**REQUIRED TASK**
Whenever a line below holds the word "Write", copy that line.

**DATASET ENTRIES**
____________________

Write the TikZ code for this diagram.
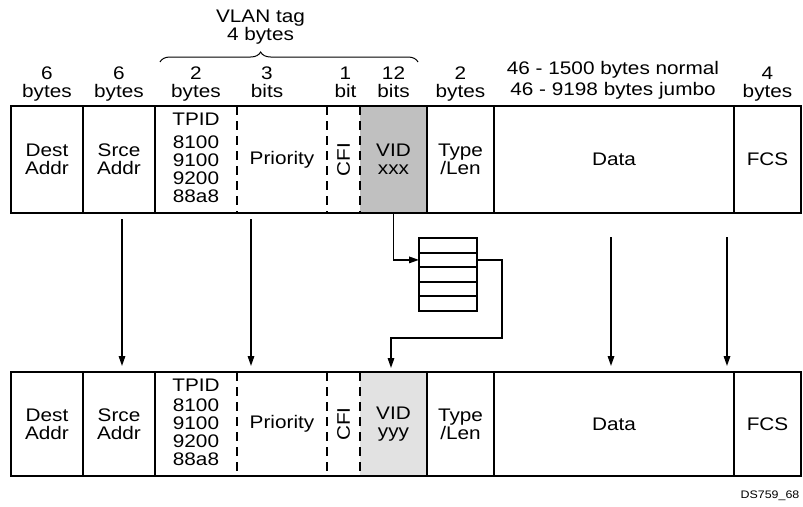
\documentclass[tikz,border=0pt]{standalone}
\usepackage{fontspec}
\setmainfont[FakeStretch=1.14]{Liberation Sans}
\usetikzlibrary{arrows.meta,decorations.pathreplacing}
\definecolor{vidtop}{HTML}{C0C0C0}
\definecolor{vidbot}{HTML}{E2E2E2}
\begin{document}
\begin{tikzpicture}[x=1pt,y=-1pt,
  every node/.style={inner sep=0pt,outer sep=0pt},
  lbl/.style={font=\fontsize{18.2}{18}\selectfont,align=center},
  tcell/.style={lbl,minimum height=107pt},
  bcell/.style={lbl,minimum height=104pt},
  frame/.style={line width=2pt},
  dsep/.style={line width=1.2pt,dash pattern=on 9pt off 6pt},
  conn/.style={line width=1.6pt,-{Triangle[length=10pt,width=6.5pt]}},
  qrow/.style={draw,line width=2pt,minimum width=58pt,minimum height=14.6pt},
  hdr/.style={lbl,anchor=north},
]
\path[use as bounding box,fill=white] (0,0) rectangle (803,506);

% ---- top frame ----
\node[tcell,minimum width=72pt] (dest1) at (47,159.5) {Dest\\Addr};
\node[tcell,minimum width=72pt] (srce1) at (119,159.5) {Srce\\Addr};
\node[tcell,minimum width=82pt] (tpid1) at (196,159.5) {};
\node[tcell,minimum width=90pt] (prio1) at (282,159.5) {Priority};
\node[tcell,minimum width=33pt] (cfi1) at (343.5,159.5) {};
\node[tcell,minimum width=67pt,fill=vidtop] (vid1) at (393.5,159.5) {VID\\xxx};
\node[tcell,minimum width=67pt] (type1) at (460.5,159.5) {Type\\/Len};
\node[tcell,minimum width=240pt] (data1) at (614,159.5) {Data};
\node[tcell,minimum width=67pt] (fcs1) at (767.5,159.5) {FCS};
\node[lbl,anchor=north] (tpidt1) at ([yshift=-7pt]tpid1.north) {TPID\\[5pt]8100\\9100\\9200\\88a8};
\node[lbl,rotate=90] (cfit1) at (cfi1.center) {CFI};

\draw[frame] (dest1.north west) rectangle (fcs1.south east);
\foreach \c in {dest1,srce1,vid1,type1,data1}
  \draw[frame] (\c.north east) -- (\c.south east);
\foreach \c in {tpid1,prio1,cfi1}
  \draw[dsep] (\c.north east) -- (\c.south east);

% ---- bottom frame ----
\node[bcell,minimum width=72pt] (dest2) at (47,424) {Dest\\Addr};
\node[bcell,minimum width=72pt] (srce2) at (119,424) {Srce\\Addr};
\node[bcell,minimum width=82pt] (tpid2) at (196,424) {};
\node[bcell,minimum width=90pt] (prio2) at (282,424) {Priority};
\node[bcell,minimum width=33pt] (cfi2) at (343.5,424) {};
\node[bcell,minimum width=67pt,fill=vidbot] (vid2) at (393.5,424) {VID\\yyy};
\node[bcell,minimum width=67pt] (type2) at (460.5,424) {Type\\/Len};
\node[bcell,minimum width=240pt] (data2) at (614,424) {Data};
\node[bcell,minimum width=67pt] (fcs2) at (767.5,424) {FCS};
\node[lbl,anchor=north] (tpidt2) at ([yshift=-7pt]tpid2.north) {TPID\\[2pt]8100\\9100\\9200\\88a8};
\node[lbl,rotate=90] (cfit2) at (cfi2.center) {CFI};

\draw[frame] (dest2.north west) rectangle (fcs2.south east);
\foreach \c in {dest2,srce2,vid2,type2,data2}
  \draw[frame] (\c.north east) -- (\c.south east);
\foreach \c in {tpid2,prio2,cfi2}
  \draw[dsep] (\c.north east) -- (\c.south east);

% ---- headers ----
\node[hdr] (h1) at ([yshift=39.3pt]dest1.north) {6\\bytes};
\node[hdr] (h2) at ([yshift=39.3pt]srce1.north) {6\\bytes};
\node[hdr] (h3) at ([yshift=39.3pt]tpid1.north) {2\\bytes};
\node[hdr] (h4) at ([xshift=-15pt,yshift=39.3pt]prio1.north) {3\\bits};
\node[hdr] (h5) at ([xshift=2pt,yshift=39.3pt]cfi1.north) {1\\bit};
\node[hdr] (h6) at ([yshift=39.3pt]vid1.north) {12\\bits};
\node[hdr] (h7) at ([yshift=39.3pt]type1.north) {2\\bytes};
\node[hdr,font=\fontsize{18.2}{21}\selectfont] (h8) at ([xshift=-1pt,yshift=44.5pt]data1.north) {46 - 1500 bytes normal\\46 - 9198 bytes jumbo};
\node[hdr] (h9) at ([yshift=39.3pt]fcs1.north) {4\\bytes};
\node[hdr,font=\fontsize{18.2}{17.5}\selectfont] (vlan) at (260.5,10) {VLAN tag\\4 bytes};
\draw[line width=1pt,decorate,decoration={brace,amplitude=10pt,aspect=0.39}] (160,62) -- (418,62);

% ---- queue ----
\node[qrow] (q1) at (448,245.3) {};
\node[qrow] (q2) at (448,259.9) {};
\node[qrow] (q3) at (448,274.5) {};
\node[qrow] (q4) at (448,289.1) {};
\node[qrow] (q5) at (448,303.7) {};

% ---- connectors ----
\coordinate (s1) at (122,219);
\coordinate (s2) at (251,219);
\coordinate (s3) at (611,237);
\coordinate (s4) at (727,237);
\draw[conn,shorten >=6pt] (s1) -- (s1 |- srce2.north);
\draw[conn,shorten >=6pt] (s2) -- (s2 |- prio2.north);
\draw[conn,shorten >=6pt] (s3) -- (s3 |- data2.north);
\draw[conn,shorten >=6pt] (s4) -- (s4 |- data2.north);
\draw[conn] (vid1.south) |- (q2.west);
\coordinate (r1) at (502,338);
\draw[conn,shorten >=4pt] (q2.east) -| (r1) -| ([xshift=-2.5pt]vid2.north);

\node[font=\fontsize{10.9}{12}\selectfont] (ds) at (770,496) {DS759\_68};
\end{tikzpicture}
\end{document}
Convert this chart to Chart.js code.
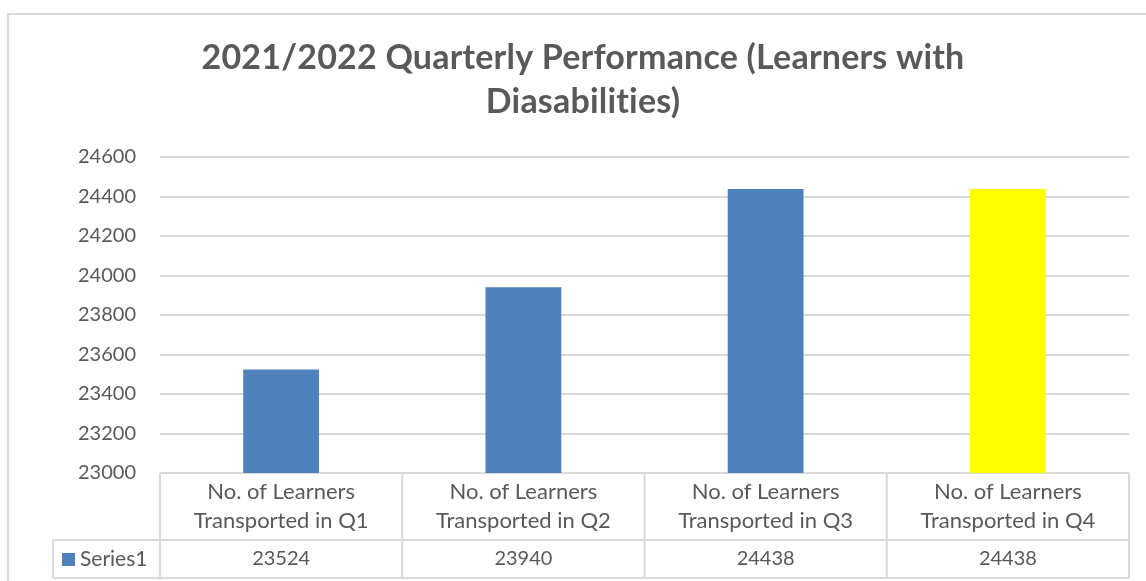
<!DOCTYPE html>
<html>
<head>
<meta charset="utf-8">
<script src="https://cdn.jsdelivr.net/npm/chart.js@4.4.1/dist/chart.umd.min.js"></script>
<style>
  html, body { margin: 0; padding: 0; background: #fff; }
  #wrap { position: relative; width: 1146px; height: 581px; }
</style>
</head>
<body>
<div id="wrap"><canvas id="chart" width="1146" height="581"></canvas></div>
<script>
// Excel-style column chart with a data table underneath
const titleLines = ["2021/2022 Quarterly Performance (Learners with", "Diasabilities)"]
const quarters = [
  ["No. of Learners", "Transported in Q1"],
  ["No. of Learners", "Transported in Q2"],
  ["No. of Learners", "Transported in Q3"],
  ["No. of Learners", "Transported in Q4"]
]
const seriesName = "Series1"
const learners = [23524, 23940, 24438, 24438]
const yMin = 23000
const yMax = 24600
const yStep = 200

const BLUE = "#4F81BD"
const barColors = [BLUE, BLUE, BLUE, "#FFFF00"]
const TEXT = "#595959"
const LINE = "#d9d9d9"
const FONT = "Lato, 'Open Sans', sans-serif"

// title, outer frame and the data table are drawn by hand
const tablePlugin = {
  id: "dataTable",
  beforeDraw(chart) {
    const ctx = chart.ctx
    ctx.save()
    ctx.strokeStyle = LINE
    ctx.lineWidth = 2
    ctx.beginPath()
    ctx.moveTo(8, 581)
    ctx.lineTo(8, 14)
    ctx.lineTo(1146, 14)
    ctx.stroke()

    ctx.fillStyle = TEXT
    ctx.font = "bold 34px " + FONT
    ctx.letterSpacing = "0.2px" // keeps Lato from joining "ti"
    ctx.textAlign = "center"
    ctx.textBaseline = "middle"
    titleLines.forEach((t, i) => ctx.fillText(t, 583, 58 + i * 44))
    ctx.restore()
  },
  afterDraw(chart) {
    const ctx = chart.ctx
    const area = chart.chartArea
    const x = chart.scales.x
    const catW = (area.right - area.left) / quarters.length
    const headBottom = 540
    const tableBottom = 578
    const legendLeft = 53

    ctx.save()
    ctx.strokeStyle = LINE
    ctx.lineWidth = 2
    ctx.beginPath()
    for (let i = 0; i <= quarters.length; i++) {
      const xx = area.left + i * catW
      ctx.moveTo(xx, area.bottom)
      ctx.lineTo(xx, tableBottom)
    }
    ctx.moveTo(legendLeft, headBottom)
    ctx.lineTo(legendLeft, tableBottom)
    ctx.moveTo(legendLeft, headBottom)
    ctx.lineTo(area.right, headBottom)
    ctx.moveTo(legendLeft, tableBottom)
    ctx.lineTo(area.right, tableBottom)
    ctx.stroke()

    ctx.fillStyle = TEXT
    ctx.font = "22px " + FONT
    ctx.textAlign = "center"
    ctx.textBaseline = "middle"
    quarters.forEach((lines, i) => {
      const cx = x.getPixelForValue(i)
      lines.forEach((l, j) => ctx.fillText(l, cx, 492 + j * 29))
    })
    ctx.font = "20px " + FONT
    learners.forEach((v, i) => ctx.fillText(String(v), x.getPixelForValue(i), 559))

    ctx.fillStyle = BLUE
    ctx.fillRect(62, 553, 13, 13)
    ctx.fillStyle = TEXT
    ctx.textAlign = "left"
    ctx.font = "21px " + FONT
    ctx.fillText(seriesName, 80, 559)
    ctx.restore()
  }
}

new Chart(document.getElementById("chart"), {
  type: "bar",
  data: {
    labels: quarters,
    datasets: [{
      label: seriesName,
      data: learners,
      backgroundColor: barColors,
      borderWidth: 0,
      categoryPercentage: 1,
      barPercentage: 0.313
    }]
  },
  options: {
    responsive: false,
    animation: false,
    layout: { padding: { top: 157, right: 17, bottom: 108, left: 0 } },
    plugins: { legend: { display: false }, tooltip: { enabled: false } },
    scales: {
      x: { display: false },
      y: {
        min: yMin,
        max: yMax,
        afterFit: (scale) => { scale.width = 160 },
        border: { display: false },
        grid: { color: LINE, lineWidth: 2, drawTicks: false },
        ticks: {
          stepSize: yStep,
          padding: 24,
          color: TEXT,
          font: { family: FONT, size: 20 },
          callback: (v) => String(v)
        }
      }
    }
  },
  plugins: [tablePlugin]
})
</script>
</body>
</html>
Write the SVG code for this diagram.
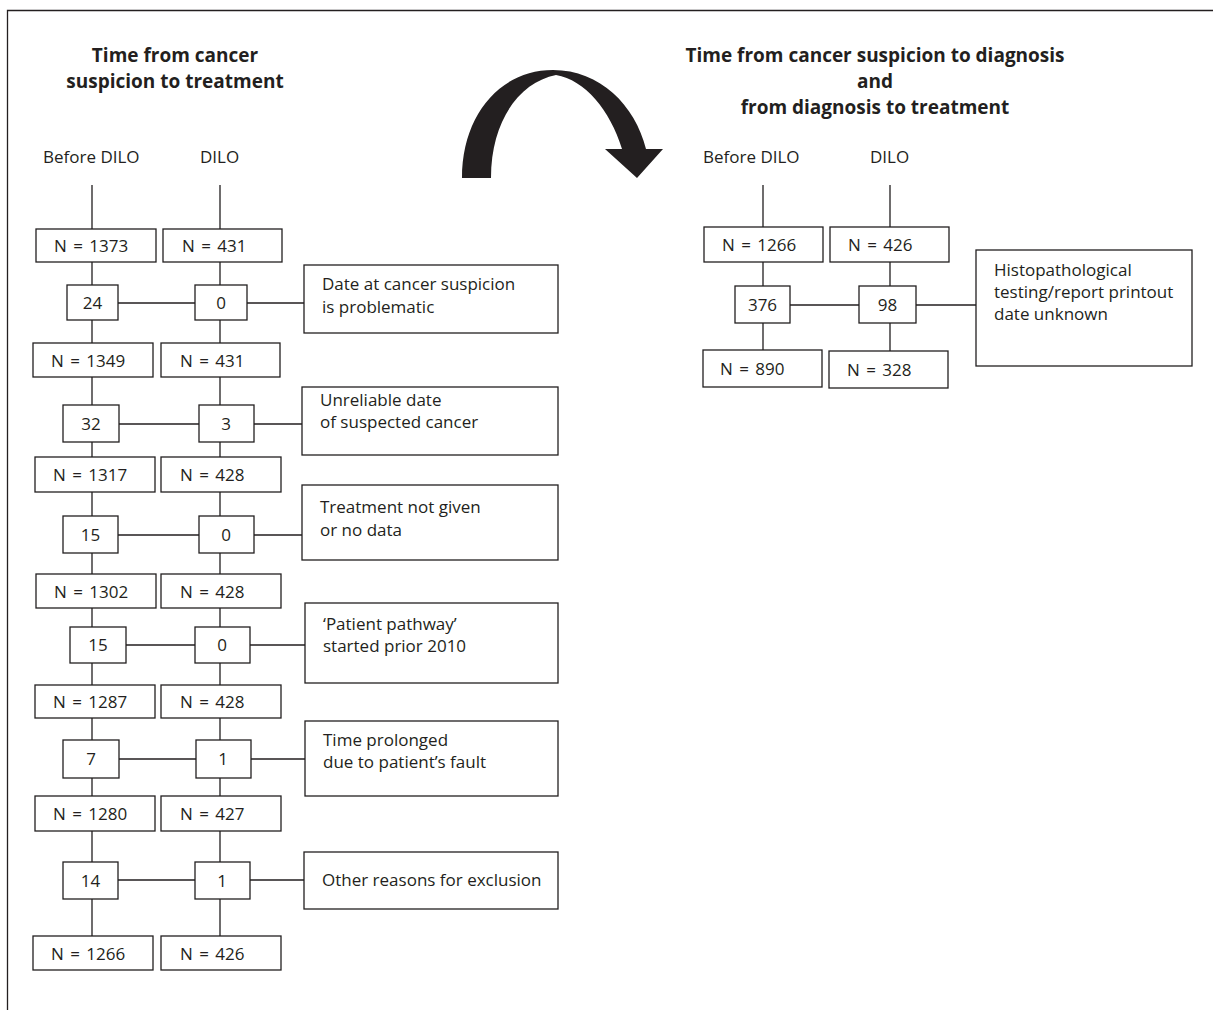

____________________

**RESULT OF THIS EXERCISE**
Write the TikZ code for this diagram.
Write the SVG code for this diagram.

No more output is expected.